Maybe things need to be done differently here and in many countries, that's why we do have so many mixtures of 'right way to have a wedding' in this country. Some have a huge reception (evening included), some just have a pub meal with their immediate family. Some picnic, some have a sit down meal, some have a tea party. My cousin, back in the 1960s, had a registry office wedding, went off to see their favourite football team play then had just an evening party with everyone turning up (even if they hadn't attended the wedding). Each to their own. It's an invitation, not a summons and I, you and everyone else can decline if they want to - most of us wouldn't be missed to be honest.

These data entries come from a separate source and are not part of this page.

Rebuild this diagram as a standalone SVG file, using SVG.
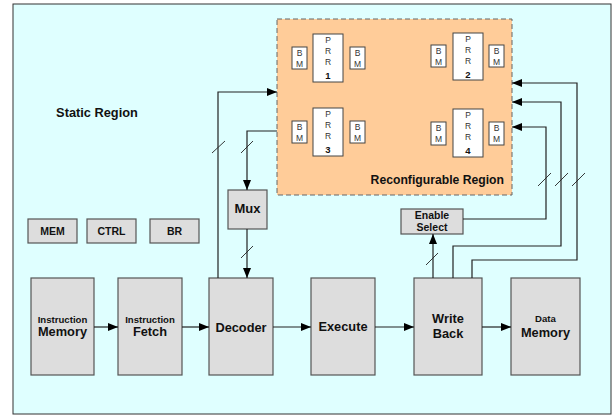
<svg xmlns="http://www.w3.org/2000/svg" width="616" height="418" viewBox="0 0 616 418">
<defs>
<marker id="ah" markerWidth="10" markerHeight="8" refX="10" refY="4" orient="auto" markerUnits="userSpaceOnUse">
<path d="M0,0 L10,4 L0,8 Z" fill="#000"/>
</marker>
<style>
text{font-family:"Liberation Sans",Arial,sans-serif;font-weight:bold;fill:#111;text-anchor:middle}
.blk{fill:#DDDDDD;stroke:#555;stroke-width:1.2}
.wb{fill:#fff;stroke:#444;stroke-width:1}
.c{fill:none;stroke:#222;stroke-width:1.2}
.ca{fill:none;stroke:#222;stroke-width:1.2;marker-end:url(#ah)}
.sl{stroke:#222;stroke-width:0.9}
.sm{font-size:9.6px}
.big{font-size:12.8px}
.sb{font-size:10.5px}
.bm{font-size:8.5px;font-weight:normal;fill:#333}
.pr{font-size:8.5px;font-weight:normal;fill:#333}
.num{font-size:9.5px}
</style>
</defs>
<rect x="13" y="4" width="598" height="410" fill="#DFFFFF" stroke="#333" stroke-width="1"/>
<text x="97" y="116.5" style="font-size:12.8px">Static Region</text>

<g id="reconfigurable-region">
<rect x="277" y="19" width="235" height="176" fill="#FFCC99" stroke="#666" stroke-width="1" stroke-dasharray="5,3"/>
<text x="504" y="184" style="font-size:12.2px;text-anchor:end">Reconfigurable Region</text>
</g>

<g id="prr1">
<rect class="wb" x="292" y="47" width="15" height="22"/><text class="bm" x="299.5" y="55.5">B</text><text class="bm" x="299.5" y="66.5">M</text>
<rect class="wb" x="313" y="34" width="30" height="48"/>
<text class="pr" x="328" y="43">P</text><text class="pr" x="328" y="54">R</text><text class="pr" x="328" y="65">R</text><text class="num" x="328" y="78.7">1</text>
<rect class="wb" x="350" y="47" width="15" height="22"/><text class="bm" x="357.5" y="55.5">B</text><text class="bm" x="357.5" y="66.5">M</text>
</g>
<g id="prr2">
<rect class="wb" x="431" y="45" width="15" height="22"/><text class="bm" x="438.5" y="53.5">B</text><text class="bm" x="438.5" y="64.5">M</text>
<rect class="wb" x="453" y="33" width="30" height="47"/>
<text class="pr" x="468" y="42">P</text><text class="pr" x="468" y="53">R</text><text class="pr" x="468" y="64">R</text><text class="num" x="468" y="77.5">2</text>
<rect class="wb" x="489" y="45" width="15" height="22"/><text class="bm" x="496.5" y="53.5">B</text><text class="bm" x="496.5" y="64.5">M</text>
</g>
<g id="prr3">
<rect class="wb" x="292" y="121" width="15" height="22"/><text class="bm" x="299.5" y="129.5">B</text><text class="bm" x="299.5" y="140.5">M</text>
<rect class="wb" x="313" y="108" width="30" height="48"/>
<text class="pr" x="328" y="117">P</text><text class="pr" x="328" y="128">R</text><text class="pr" x="328" y="139">R</text><text class="num" x="328" y="152.7">3</text>
<rect class="wb" x="350" y="121" width="15" height="22"/><text class="bm" x="357.5" y="129.5">B</text><text class="bm" x="357.5" y="140.5">M</text>
</g>
<g id="prr4">
<rect class="wb" x="431" y="122" width="15" height="23"/><text class="bm" x="438.5" y="131">B</text><text class="bm" x="438.5" y="142">M</text>
<rect class="wb" x="453" y="109" width="30" height="48"/>
<text class="pr" x="468" y="118">P</text><text class="pr" x="468" y="129">R</text><text class="pr" x="468" y="140">R</text><text class="num" x="468" y="153.7">4</text>
<rect class="wb" x="489" y="122" width="15" height="23"/><text class="bm" x="496.5" y="131">B</text><text class="bm" x="496.5" y="142">M</text>
</g>

<g id="mem"><rect class="blk" x="28" y="219" width="49" height="24"/><text class="sb" x="52.5" y="234.5">MEM</text></g>
<g id="ctrl"><rect class="blk" x="87" y="219" width="49" height="24"/><text class="sb" x="111.5" y="234.5">CTRL</text></g>
<g id="br"><rect class="blk" x="150" y="219" width="49" height="24"/><text class="sb" x="174.5" y="234.5">BR</text></g>

<g id="mux"><rect class="blk" x="228" y="190" width="39" height="39"/><text x="247.5" y="213" style="font-size:13px">Mux</text></g>
<g id="enable-select"><rect class="blk" x="401" y="209" width="62" height="25"/><text class="sb" x="432" y="218.5">Enable</text><text class="sb" x="432" y="231">Select</text></g>

<g id="instruction-memory"><rect class="blk" x="31" y="278" width="63" height="97"/><text class="sm" x="62.5" y="323">Instruction</text><text class="big" x="62.5" y="336">Memory</text></g>
<g id="instruction-fetch"><rect class="blk" x="118" y="278" width="64" height="97"/><text class="sm" x="150" y="323">Instruction</text><text class="big" x="150" y="336">Fetch</text></g>
<g id="decoder"><rect class="blk" x="209" y="278" width="64" height="97"/><text class="big" x="241" y="331.5">Decoder</text></g>
<g id="execute"><rect class="blk" x="311" y="278" width="64" height="97"/><text class="big" x="343" y="331">Execute</text></g>
<g id="write-back"><rect class="blk" x="414" y="278" width="68" height="97"/><text class="big" x="448" y="323">Write</text><text class="big" x="448" y="338">Back</text></g>
<g id="data-memory"><rect class="blk" x="511" y="278" width="69" height="97"/><text class="sm" x="545.5" y="322">Data</text><text class="big" x="545.5" y="337">Memory</text></g>

<g id="connectors">
<line class="ca" x1="94" y1="327" x2="118" y2="327"/>
<line class="ca" x1="182" y1="327" x2="209" y2="327"/>
<line class="ca" x1="273" y1="327" x2="311" y2="327"/>
<line class="ca" x1="375" y1="327" x2="414" y2="327"/>
<line class="ca" x1="482" y1="327" x2="511" y2="327"/>

<polyline class="ca" points="218,278 218,92 277,92"/>
<polyline class="ca" points="277,131 247,131 247,190"/>
<line class="ca" x1="247" y1="229" x2="247" y2="278"/>

<line class="ca" x1="433" y1="278" x2="433" y2="234"/>
<polyline class="ca" points="463,219 546,219 546,127 512,127"/>
<polyline class="ca" points="453,278 453,246 561,246 561,102 512,102"/>
<polyline class="ca" points="472,278 472,260 577,260 577,83 512,83"/>

<line class="sl" x1="212" y1="153" x2="225" y2="141"/>
<line class="sl" x1="241" y1="153" x2="253" y2="141"/>
<line class="sl" x1="241" y1="258" x2="253" y2="246"/>
<line class="sl" x1="426" y1="265" x2="438" y2="253"/>
<line class="sl" x1="538" y1="186" x2="551" y2="173"/>
<line class="sl" x1="555" y1="186" x2="568" y2="173"/>
<line class="sl" x1="572" y1="186" x2="585" y2="173"/>
</g>
</svg>
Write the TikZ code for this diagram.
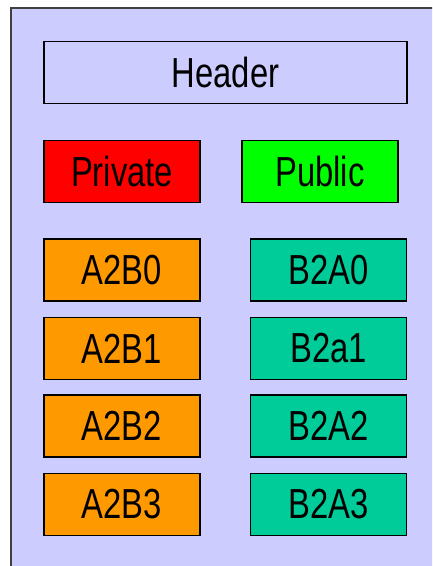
\documentclass[tikz,border=0pt]{standalone}
\usepackage{fontspec}
\setmainfont[FakeStretch=0.78]{Liberation Sans}
\definecolor{bgc}{HTML}{CCCCFF}
\definecolor{redc}{HTML}{FF0000}
\definecolor{greenc}{HTML}{00FF00}
\definecolor{orangec}{HTML}{FF9900}
\definecolor{tealc}{HTML}{00CC99}
\tikzset{
  box/.style={draw=black, line width=1.4pt, minimum height=62pt, inner sep=0pt, font=\fontsize{42}{42}\selectfont, text=black},
  smallbox/.style={box, minimum width=156pt},
}
\begin{document}
\begin{tikzpicture}[x=1pt,y=-1pt]
\useasboundingbox (0,0) rectangle (432,566);
\clip (0,0) rectangle (432,566);
\fill[white] (0,0) rectangle (432,566);
\draw[fill=bgc, draw=black!75, line width=1.5pt] (11,8) rectangle (445,580);
\node[box, minimum width=363pt, fill=bgc] (header) at (225.5,72.5) {Header};
\node[smallbox, fill=redc] (private) at (122,171.5) {Private};
\node[smallbox, fill=greenc] (public) at (320,171.5) {Public};
\node[smallbox, fill=orangec] (a0) at (122,270) {A2B0};
\node[smallbox, fill=orangec] (a1) at (122,348.5) {A2B1};
\node[smallbox, fill=orangec] (a2) at (122,426) {A2B2};
\node[smallbox, fill=orangec] (a3) at (122,504.5) {A2B3};
\node[smallbox, fill=tealc] (b0) at (328.5,270) {B2A0};
\node[smallbox, fill=tealc] (b1) at (328.5,348.5) {B2a1};
\node[smallbox, fill=tealc] (b2) at (328.5,426) {B2A2};
\node[smallbox, fill=tealc] (b3) at (328.5,504.5) {B2A3};
\end{tikzpicture}
\end{document}
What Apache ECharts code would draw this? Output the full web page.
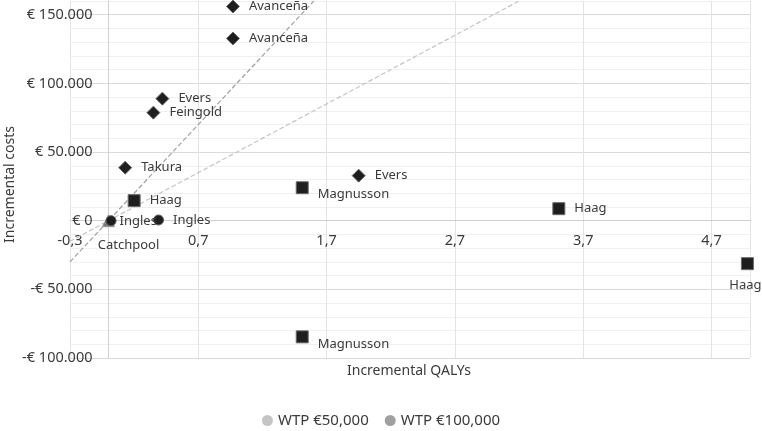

The issue is that the OP is feeling hurt and that's a shame and is probably unnecessary as the B&G could have sorted out a compromise. But, if having her (as someone I'd not met) to the main wedding means someone in the family can't come then I'd explain to her DP that I'd have to invite the two to the evening part rather than split them.
And maybe they already have had that conversation unbeknownst to the OP?? She doesn't mention how her DP has reacted to this - if he's not ranging from a bit miffed to outraged, maybe he already knew what the compromise was? If he's not too bothered, maybe he's agreed it?
However she does say that, in 2.5 years, she's not met the bride and groom. Which I find odd as we've had restrictions lifted for a year now in the UK. In fact we went to an evening part of a local (1.5 hours drive away) wedding reception last August and a wedding 400 miles away at the end of last year. So not meeting half way last summer for example, seems very strange if you're best friends and getting married soon.
I know she says they live a long way away so maybe the B & G live overseas and are just back for the wedding with family over here. Even then though, I find it strange that the OP's DP hasn't even arranged a couple of zoom calls (unless I missed that). I'd be wanting to at least zoom meet with my DP's best friend. Very odd but maybe men are like that?